The game is set in the Holy Roman Empire, staring in 1400. For those who haven't had much excuse to think about the Holy Roman Empire since high school, it was a political organization in central Europe that existed for about 1,000 years, between 800 and 1806 or between 962 and 1806 depending on what you regard as the beginning. (Pope Leo III revived the Roman title of "Emperor" for Charlemagne in 800, but his empire fractured afterwards and wasn't put together until 962 under Otto I.) At its height, it included modern-day Germany, the Netherlands, Belgium, Austria, Switzerland, Czechia, Slovenia, most of Italy, and parts of France and Poland. The Holy Roman Empire and its emperor never had the centralized authority of the earlier Roman Empire; kings and dukes and princes existed within it and sometimes had more real power than the putative emperor. The HRE was universally Catholic (Martin Luther wouldn't vandalize any doors until 1516), feudal, and caste-obsessed. Its political machinations are the stuff of legend, and thus it serves as a great place for an RPG. Kingdom Come: Deliverance (2018) will later be set in the same era.

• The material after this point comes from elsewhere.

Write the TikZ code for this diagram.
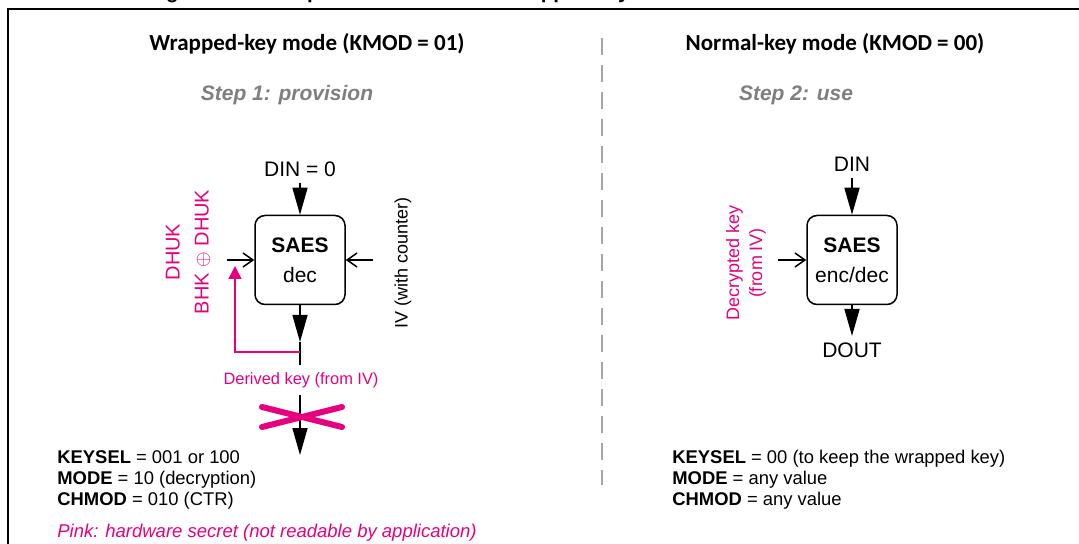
\documentclass[tikz,border=0pt]{standalone}
\usepackage{fontspec}
\setmainfont{Liberation Sans}
\newfontfamily\headfont{Carlito}
\usetikzlibrary{arrows.meta}
\definecolor{hwpink}{HTML}{E6007E}
\definecolor{stepgray}{HTML}{7F7F7F}
\definecolor{divgray}{HTML}{A6A6A6}

\begin{document}
\begin{tikzpicture}[x=0.5pt,y=-0.5pt,>={Triangle[length=13.5pt,width=7.5pt]},
    saesbox/.style={draw,line width=0.75pt,rounded corners=5pt,minimum width=45pt,
        minimum height=44.5pt,align=center,inner sep=0pt,font=\fontsize{10.5}{15}\selectfont},
    sidein/.style={line width=0.75pt,-{Straight Barb[length=5pt,width=7pt]}}]
\useasboundingbox (0,0) rectangle (1079,544);
% caption (cut by the page) and frame
\node[anchor=base west,inner sep=0pt,font=\bfseries\fontsize{10.25}{12}\selectfont] (title)
    at (128,-1) {Usage of SAES to provision and use a wrapped key};
\draw[line width=1pt] (1090,9) -| (8,560);
\draw[divgray,line width=0.75pt,dash pattern=on 8.5pt off 5pt] (602,38) -- (602,485);
\node[font=\headfont\bfseries\fontsize{11.5}{14}\selectfont] (hwrap) at (307,44)
    {Wrapped-key mode (KMOD = 01)};
\node[font=\headfont\bfseries\fontsize{11.5}{14}\selectfont] (hnorm) at (835,44)
    {Normal-key mode (KMOD = 00)};
\node[text=stepgray,font=\bfseries\itshape\fontsize{10.5}{12}\selectfont] (stepa) at (287,95)
    {Step 1: provision};
\node[text=stepgray,font=\bfseries\itshape\fontsize{10.5}{12}\selectfont] (stepb) at (796,95)
    {Step 2: use};

% step 1
\node[saesbox] (sa) at (300,260) {\textbf{SAES}\\dec};
\node[inner sep=3pt,anchor=south,font=\fontsize{10.5}{12}\selectfont] (din) at (300,183) {DIN = 0};
\draw[->,line width=0.75pt] (din) -- (sa);
\coordinate (keysrc) at (227,260);
\coordinate (ivsrc) at (373,260);
\draw[sidein] (keysrc) -- (sa);
\draw[sidein] (ivsrc) -- (sa);
\node[rotate=90,font=\fontsize{9}{11}\selectfont] (iv) at (403,263) {IV (with counter)};
\node[rotate=90,align=center,text=hwpink,font=\fontsize{10}{14.5}\selectfont] (hwkey)
    at (188,252) {DHUK\\BHK $\oplus$ DHUK};
\coordinate (tip) at (300,342);
\draw[->,line width=0.75pt] (sa) -- (tip);
\node[inner sep=3.5pt,text=hwpink,font=\fontsize{8.2}{10}\selectfont] (dkey) at (301,380)
    {Derived key (from IV)};
\draw[line width=0.75pt] (tip) -- (tip |- dkey.north);
\coordinate (keyout) at (300,455);
\draw[->,line width=0.75pt] (keyout |- dkey.south) -- (keyout);
\coordinate (split) at (300,352);
\coordinate (fback) at (235,266);
\draw[hwpink,line width=0.75pt,-{Triangle[length=6.5pt,width=6.5pt]}] (split) -| (fback);
\draw[hwpink,line width=3pt,line cap=round] (262,407) -- (342,427) (262,427) -- (342,407);
\node[anchor=north west,align=left,inner sep=0pt,font=\fontsize{9.2}{10.5}\selectfont] (cfga)
    at (57,450) {\textbf{KEYSEL} = 001 or 100\\\textbf{MODE} = 10 (decryption)\\\textbf{CHMOD} = 010 (CTR)};
\node[anchor=west,inner sep=0pt,text=hwpink,font=\itshape\fontsize{9.25}{11}\selectfont] (note)
    at (57,533) {Pink: hardware secret (not readable by application)};

% step 2
\node[saesbox] (sb) at (852,260) {\textbf{SAES}\\enc/dec};
\node[inner sep=3pt,anchor=south,font=\fontsize{10.5}{12}\selectfont] (dinb) at (852,178) {DIN};
\draw[->,line width=0.75pt] (dinb) -- (sb);
\node[inner sep=3pt,anchor=north,font=\fontsize{10.5}{12}\selectfont] (dout) at (852,336) {DOUT};
\draw[->,line width=0.75pt] (sb) -- (dout);
\coordinate (dksrc) at (778,260);
\draw[sidein] (dksrc) -- (sb);
\node[rotate=90,align=center,text=hwpink,font=\fontsize{9}{11.5}\selectfont] (deckey)
    at (746,263) {Decrypted key\\(from IV)};
\node[anchor=north west,align=left,inner sep=0pt,font=\fontsize{9.2}{10.5}\selectfont] (cfgb)
    at (672,450) {\textbf{KEYSEL} = 00 (to keep the wrapped key)\\\textbf{MODE} = any value\\\textbf{CHMOD} = any value};
\end{tikzpicture}
\end{document}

The gimmick of Darklands is that the game isn't really set in historical reality, but in the era as the people of the era believed it to be. Thus, witches and demons are real, werewolves prowl the forests, mixing alchemical ingredients produces results, and saints occasionally deliver miracles. Otherwise, the game adopts realistic terms and concepts from the era. Money consists of florins, groschen, and pfenniges. Knowledge of Latin is an asset. And the player has to get comfortable with terms like schulz (local leader), dom (cathedral), raubritter (robber knight), and zeughaus (barracks).
           
The game map reduces the complex borders of the HRE into a convenient square.
           
The player controls a party of four characters, generated through a complex system that recalls MegaTraveller. After specifying a name and sex, the player chooses the character's social background, from nobility down to rural peasantry. He then spreads a pool of points among six attributes: strength, endurance, agility, perception, intelligence, and charisma. I would note that these are the same attributes as the later Fallout, minus luck, but there is a "luck" statistic in the game in the form of "divine favor." Attributes exist on a scale of 0-99, although only a range of 10-40 is available on starting. They are dynamic throughout the game, as wounds cause direct damage to strength, endurance decreases with fatigue, and agility goes down with encumbrance.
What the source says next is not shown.